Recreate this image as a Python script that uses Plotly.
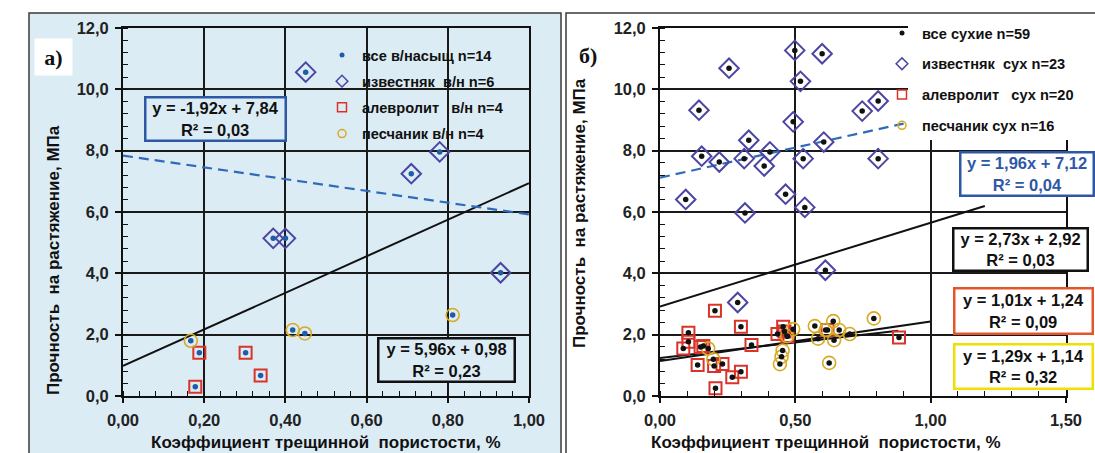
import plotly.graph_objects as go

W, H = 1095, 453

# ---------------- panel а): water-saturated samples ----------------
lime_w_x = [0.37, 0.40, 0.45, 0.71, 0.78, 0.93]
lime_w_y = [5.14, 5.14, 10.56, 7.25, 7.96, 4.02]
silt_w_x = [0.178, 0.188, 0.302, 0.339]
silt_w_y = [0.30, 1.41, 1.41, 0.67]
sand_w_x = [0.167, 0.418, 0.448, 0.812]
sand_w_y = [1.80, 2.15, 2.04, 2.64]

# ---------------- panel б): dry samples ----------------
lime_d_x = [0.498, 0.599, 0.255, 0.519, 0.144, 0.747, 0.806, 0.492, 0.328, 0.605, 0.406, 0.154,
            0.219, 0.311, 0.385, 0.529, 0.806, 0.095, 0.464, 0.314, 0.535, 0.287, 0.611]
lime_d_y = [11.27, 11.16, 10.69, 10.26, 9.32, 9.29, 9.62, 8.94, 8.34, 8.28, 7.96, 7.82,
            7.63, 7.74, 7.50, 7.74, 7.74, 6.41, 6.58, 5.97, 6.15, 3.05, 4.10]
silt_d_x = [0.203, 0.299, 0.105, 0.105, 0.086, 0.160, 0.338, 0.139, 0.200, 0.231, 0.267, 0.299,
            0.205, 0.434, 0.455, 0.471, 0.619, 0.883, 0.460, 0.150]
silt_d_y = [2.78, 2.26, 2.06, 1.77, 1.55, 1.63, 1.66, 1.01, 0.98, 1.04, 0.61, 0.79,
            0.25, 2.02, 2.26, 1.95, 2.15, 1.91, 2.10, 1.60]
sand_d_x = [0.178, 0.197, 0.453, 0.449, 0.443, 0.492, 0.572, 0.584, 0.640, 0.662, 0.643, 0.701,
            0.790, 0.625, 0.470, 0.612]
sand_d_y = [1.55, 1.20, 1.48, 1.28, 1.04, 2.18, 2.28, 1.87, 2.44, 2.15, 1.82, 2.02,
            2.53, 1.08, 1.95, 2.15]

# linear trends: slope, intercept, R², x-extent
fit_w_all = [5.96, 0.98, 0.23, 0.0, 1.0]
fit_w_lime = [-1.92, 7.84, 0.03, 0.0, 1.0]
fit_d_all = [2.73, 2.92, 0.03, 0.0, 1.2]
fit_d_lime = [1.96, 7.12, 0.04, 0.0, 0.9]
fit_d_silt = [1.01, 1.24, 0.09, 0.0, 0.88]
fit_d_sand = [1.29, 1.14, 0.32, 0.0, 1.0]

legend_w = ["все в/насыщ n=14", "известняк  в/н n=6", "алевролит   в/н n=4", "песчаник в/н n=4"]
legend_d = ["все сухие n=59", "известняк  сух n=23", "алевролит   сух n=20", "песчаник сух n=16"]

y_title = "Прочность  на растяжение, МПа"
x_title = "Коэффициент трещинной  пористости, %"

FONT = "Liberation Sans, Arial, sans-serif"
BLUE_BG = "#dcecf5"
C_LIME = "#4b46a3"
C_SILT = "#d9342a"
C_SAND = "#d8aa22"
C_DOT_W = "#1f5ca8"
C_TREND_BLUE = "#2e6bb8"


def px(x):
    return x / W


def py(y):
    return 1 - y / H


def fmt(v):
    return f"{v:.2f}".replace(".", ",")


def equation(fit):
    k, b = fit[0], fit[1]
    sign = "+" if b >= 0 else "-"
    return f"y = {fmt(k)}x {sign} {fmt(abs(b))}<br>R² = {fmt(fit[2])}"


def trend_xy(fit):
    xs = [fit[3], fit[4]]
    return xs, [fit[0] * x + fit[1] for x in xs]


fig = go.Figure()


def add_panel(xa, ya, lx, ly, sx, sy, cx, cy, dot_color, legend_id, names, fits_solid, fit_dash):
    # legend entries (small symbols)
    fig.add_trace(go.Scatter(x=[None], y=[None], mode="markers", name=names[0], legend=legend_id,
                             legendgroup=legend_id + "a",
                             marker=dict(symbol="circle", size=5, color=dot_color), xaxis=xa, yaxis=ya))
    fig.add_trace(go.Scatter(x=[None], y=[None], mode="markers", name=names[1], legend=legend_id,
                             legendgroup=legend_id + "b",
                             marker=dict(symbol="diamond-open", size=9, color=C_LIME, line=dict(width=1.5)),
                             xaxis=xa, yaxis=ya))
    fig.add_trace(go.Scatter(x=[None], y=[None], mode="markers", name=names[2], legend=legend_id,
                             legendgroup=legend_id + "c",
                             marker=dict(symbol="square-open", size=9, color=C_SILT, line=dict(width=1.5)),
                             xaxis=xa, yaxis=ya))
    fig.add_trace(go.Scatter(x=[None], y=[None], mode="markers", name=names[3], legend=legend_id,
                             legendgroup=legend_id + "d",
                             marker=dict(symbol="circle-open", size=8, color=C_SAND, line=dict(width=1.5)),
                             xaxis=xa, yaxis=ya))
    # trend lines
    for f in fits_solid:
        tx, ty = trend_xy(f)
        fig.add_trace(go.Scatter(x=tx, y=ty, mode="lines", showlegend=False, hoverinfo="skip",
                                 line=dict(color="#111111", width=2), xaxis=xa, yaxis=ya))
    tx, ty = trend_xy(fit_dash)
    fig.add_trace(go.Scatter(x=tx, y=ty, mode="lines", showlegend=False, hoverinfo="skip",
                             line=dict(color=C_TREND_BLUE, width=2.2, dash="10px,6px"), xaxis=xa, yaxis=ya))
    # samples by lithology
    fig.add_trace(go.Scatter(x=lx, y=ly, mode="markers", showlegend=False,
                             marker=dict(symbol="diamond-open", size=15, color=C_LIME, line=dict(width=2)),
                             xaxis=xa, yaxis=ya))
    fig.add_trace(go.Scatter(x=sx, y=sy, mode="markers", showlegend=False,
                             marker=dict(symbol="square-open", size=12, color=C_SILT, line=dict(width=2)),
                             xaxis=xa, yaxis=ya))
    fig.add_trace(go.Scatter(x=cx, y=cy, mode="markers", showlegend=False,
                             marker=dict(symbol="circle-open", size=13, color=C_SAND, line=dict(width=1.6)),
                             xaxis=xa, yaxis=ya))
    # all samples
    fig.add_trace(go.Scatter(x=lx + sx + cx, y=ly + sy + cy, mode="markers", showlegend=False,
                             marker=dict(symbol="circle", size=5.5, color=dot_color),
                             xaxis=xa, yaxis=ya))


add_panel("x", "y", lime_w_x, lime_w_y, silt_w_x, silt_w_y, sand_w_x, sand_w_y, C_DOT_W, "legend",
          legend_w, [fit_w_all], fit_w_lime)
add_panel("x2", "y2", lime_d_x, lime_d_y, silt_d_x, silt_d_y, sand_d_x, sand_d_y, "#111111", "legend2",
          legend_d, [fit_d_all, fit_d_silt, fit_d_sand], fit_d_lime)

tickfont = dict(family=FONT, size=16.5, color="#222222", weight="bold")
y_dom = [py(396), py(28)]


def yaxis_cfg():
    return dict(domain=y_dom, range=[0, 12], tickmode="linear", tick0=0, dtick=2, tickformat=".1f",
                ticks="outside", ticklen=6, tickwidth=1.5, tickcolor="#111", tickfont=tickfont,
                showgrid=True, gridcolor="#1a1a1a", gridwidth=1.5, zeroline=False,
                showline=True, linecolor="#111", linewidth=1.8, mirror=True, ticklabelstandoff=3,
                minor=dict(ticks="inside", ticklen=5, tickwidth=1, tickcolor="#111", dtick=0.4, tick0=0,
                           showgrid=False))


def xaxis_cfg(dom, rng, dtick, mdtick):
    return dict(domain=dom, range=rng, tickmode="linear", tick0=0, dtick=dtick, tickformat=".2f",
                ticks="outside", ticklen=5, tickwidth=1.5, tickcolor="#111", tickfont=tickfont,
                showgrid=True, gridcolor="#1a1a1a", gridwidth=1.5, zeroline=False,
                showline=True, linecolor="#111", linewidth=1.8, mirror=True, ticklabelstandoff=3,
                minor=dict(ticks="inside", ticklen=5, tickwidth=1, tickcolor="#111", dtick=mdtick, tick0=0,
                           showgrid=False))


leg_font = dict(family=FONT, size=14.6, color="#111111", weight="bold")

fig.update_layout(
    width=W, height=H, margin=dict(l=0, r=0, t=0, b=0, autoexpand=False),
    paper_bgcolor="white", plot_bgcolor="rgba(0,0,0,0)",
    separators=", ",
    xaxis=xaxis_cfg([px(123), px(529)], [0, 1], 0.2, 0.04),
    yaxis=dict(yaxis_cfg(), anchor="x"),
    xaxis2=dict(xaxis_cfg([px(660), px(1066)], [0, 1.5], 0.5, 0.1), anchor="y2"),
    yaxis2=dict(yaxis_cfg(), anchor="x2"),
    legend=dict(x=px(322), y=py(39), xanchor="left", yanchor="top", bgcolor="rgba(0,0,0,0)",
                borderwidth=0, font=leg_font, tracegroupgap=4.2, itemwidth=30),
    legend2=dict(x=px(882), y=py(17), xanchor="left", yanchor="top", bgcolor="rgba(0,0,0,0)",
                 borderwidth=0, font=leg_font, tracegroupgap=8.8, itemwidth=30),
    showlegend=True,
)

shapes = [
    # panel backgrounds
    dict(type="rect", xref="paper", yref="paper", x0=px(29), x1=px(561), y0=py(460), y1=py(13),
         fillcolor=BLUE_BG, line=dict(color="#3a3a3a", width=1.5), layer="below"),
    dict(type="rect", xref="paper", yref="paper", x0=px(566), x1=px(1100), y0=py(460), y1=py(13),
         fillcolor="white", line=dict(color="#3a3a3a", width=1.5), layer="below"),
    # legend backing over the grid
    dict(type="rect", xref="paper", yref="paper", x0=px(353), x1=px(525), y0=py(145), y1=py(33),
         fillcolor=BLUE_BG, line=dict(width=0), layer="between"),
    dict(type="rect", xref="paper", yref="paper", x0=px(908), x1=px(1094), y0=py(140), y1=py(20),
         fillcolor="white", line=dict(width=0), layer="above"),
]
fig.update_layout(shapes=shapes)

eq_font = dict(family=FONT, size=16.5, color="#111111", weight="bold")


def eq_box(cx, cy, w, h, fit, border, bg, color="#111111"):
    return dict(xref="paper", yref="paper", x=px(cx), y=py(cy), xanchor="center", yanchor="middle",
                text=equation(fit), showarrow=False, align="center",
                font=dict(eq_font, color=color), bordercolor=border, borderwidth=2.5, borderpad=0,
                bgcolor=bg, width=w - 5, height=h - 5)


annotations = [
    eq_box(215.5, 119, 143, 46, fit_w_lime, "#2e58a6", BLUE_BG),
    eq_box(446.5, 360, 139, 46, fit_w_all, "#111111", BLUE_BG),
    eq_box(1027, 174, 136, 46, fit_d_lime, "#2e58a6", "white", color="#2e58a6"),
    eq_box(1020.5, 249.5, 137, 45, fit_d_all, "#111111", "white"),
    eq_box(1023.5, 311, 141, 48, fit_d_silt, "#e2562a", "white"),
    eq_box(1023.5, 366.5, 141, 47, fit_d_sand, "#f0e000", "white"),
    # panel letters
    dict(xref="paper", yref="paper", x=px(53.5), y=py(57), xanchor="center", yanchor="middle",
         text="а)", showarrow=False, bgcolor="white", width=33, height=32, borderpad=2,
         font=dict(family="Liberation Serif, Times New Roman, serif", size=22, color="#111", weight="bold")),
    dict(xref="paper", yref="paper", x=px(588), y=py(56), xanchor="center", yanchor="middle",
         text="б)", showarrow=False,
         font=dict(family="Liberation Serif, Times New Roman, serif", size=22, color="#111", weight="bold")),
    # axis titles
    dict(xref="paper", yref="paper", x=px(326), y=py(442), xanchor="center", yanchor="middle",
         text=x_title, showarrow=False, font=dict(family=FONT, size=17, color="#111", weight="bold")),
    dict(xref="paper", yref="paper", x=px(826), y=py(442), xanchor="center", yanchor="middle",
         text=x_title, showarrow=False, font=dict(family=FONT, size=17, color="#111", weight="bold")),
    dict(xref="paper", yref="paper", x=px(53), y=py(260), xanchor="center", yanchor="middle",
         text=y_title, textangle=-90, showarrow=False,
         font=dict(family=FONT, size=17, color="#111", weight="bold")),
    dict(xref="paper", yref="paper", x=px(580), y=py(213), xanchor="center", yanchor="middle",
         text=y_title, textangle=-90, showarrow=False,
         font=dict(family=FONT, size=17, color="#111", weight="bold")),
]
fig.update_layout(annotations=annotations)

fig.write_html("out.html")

- **TASK REQUIREMENTS**
Return only the lines from the start of the data through the line that contains "W, H = 1095, 453", please, copying them exactly and omitting all pictures.

- **REPLY**
Recreate this image as a Python script that uses Plotly.
import plotly.graph_objects as go

W, H = 1095, 453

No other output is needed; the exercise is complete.